I am reminded of the wonderful movie WALL·E. In the distant future, a small waste-collecting robot inadvertently embarks on a space journey that will ultimately decide the fate of mankind. “In the 29th century, rampant consumerism, corporate greed, and environmental neglect have turned planet Earth into a garbage-strewn wasteland; humanity is nowhere to be found and has been evacuated by the megacorporation Buy-n-Large (BnL) on giant star liners seven centuries earlier. Of all the binocular-eyed trash robots left by BnL to clean up, only one remains operational, Waste Allocation Load-Lifter: Earth-Class, or WALL-E, for short. One day, WALL-E’s routine of compressing trash and collecting interesting objects is broken by the arrival of an unmanned probe carrying an egg-shaped robot named Extraterrestrial Vegetation Evaluator or EVE, for short, sent to scan the planet for human-sustainable life. WALL-E is smitten by the sleek, otherworldly robot, and the two begin to connect until EVE goes into standby when WALL-E shows her his most recent find: a living seedling. The probe then collects EVE and the plant, and—with WALL-E clinging on—returns to its mothership, the star liner Axiom” (Wikipedia).
This is serious stuff. I am convinced that we do not have to wait for the 29th century. We are rapidly getting there already if you ask me. What is happening in my house is not unique. I visit homes of friends and see their collections. True, it is not always electronics, and some of the collections are even good books and art, precious music collections, instruments, sculpture and antique furniture. But when there is no room to move from one room to the other, or when living space for the inhabitants of the house is shrinking constantly, we need to reevaluate our priorities. The irony is that after all the long discussion we just reinstated daily home delivery of the Globe and Mail, so that we can feed our habit of reading the paper at our breakfast table every morning. This is a luxury and a pleasure I am not yet willing to forgo. Imagine how annoying it was when the paper did not arrive on Saturday morning. No comics!

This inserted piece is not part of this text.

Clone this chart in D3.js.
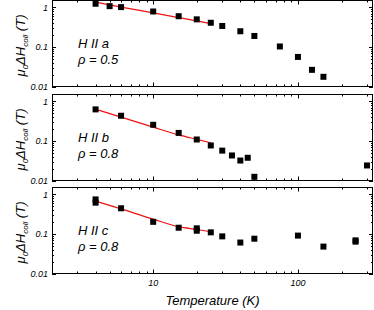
<!DOCTYPE html>
<html>
<head>
<meta charset="utf-8">
<script src="https://cdn.jsdelivr.net/npm/d3@7"></script>
<style>
  body { margin: 0; background: #fff; }
  svg { display: block; font-family: "Liberation Sans", Arial, sans-serif; font-style: italic; }
</style>
</head>
<body>
<div id="chart"></div>
<script>
// panel labels
const panelNames = ['H II a', 'H II b', 'H II c'];
const panelRho = ['\u03c1 = 0.5', '\u03c1 = 0.8', '\u03c1 = 0.8'];

// measured points, H || a
const tempA = [4, 5, 6, 10, 15, 20, 25, 30, 40, 50, 75, 100, 125, 150];
const valA = [1.24, 1.08, 1.02, 0.79, 0.60, 0.50, 0.41, 0.34, 0.25, 0.19, 0.103, 0.056, 0.0264, 0.0176];
// measured points, H || b
const tempB = [4, 6, 10, 15, 20, 25, 30, 35, 40, 45, 50, 300];
const valB = [0.63, 0.435, 0.257, 0.16, 0.109, 0.077, 0.057, 0.043, 0.032, 0.0376, 0.0124, 0.024];
// measured points, H || c
const tempC = [4, 4, 6, 10, 15, 20, 20, 25, 30, 40, 50, 100, 150, 250, 250];
const valC = [0.75, 0.62, 0.447, 0.203, 0.144, 0.139, 0.121, 0.110, 0.087, 0.0607, 0.076, 0.091, 0.048, 0.064, 0.069];

// fitted curves (red)
const fitT = [4, 6, 10, 15, 20, 25];
const fitA = [1.36, 1.02, 0.73, 0.555, 0.456, 0.39];
const fitB = [0.64, 0.40, 0.224, 0.143, 0.11, 0.09];
const fitC = [0.68, 0.43, 0.237, 0.153, 0.13, 0.114];

// axis ticks
const yTickVals = [0.01, 0.1, 1];
const yTickLabels = ['0.01', '0.1', '1'];
const xTickVals = [10, 100];
const xTickLabels = ['10', '100'];

const panels = [
  { t: tempA, v: valA, fit: fitA },
  { t: tempB, v: valB, fit: fitB },
  { t: tempC, v: valC, fit: fitC }
];

const W = 374, H = 310;
const left = 52, right = 373;
const panelTops = [0.5, 94.5, 187.5];
const panelH = 86;

const svg = d3.select('#chart').append('svg')
  .attr('width', W).attr('height', H);

const x = d3.scaleLog().domain([2, 330]).range([left, right]);

// minor ticks for x and y
const xMinor = [];
[1, 10, 100].forEach(d => { for (let k = 2; k <= 9; k++) { const v = d * k; if (v > 2 && v < 330 && v !== 10 && v !== 100) xMinor.push(v); } });
const yMinor = [];
[0.01, 0.1, 1].forEach(d => { for (let k = 2; k <= 9; k++) { const v = d * k; if (v < 1.5) yMinor.push(v); } });

panels.forEach((p, i) => {
  const top = panelTops[i];
  const y = d3.scaleLog().domain([0.01, 1.5]).range([top + panelH, top]);
  const g = svg.append('g');

  // frame
  g.append('rect')
    .attr('x', left + 0.5).attr('y', top)
    .attr('width', right - left - 1).attr('height', panelH)
    .attr('fill', 'none').attr('stroke', '#000').attr('stroke-width', 1);

  // y ticks (inward, both sides)
  const yt = g.append('g').attr('stroke', '#000').attr('stroke-width', 1);
  yTickVals.concat(yMinor).forEach(v => {
    const len = yTickVals.includes(v) ? 4 : 2;
    const yy = Math.round(y(v)) + 0.5;
    yt.append('line').attr('x1', left).attr('x2', left + len).attr('y1', yy).attr('y2', yy);
    yt.append('line').attr('x1', right).attr('x2', right - len).attr('y1', yy).attr('y2', yy);
  });
  yTickVals.forEach((v, k) => {
    g.append('text')
      .attr('x', left - 4).attr('y', y(v) + 3.5)
      .attr('text-anchor', 'end').attr('font-size', 9)
      .text(yTickLabels[k]);
  });

  // x ticks (inward, top and bottom)
  const xt = g.append('g').attr('stroke', '#000').attr('stroke-width', 1);
  xTickVals.concat(xMinor).forEach(v => {
    const len = xTickVals.includes(v) ? 4 : 2;
    const xx = Math.round(x(v)) + 0.5;
    xt.append('line').attr('x1', xx).attr('x2', xx).attr('y1', top).attr('y2', top + len);
    xt.append('line').attr('x1', xx).attr('x2', xx).attr('y1', top + panelH).attr('y2', top + panelH - len);
  });

  // y axis title
  const lab = g.append('text')
    .attr('transform', `translate(25,${top + panelH / 2 + 2}) rotate(-90)`)
    .attr('text-anchor', 'middle').attr('font-size', 13);
  lab.append('tspan').text('\u03bc');
  lab.append('tspan').attr('font-size', 8).attr('dy', 3).text('0');
  lab.append('tspan').attr('dy', -3).text('\u0394H');
  lab.append('tspan').attr('font-size', 8).attr('dy', 3).text('coll');
  lab.append('tspan').attr('dy', -3).text(' (T)');

  // panel annotations
  g.append('text').attr('x', 78).attr('y', top + 47).attr('font-size', 13).text(panelNames[i]);
  g.append('text').attr('x', 78).attr('y', top + 63).attr('font-size', 13).text(panelRho[i]);

  // fit curve
  const line = d3.line()
    .x(d => x(d[0])).y(d => y(d[1]))
    .curve(d3.curveMonotoneX);
  g.append('path')
    .datum(fitT.map((t, k) => [t, p.fit[k]]))
    .attr('d', line)
    .attr('fill', 'none').attr('stroke', '#ee1111').attr('stroke-width', 1.2);

  // data squares
  g.selectAll('rect.pt')
    .data(p.t.map((t, k) => [t, p.v[k]]))
    .enter().append('rect')
    .attr('class', 'pt')
    .attr('x', d => x(d[0]) - 3).attr('y', d => y(d[1]) - 3)
    .attr('width', 6).attr('height', 6)
    .attr('fill', '#000');

  // bottom tick labels on last panel only
  if (i === panels.length - 1) {
    xTickVals.forEach((v, k) => {
      g.append('text')
        .attr('x', x(v)).attr('y', top + panelH + 12)
        .attr('text-anchor', 'middle').attr('font-size', 9)
        .text(xTickLabels[k]);
    });
  }
});

svg.append('text')
  .attr('x', (left + right) / 2).attr('y', 305)
  .attr('text-anchor', 'middle').attr('font-size', 13)
  .text('Temperature (K)');
</script>
</body>
</html>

Most people nowadays get their news on their computer, or even on their cell phones. But for me, there is nothing more satisfying than having a physical paper to hold and to read while drinking my morning coffee. There are some old habits I am not willing to change. Old habits which give me pleasure and reassurance that there still are still things which do not change in our world. Even when I know that trees were cut to produce the paper, there is an accumulation of material that will fill the recycling bins, and there is the danger of hoarding some more stuff, I want something constant in this rapidly changing and uncertain world. The morning coffee and paper ritual is my anchor. It is the one constant that allows me to be flexible with the rest of the unexpected or unforeseen changes of every day. I say to hell with sorting and giving away stuff, today I am sitting to drink my coffee and read the paper from cover to cover. It will not take more than half an hour anyway, if that.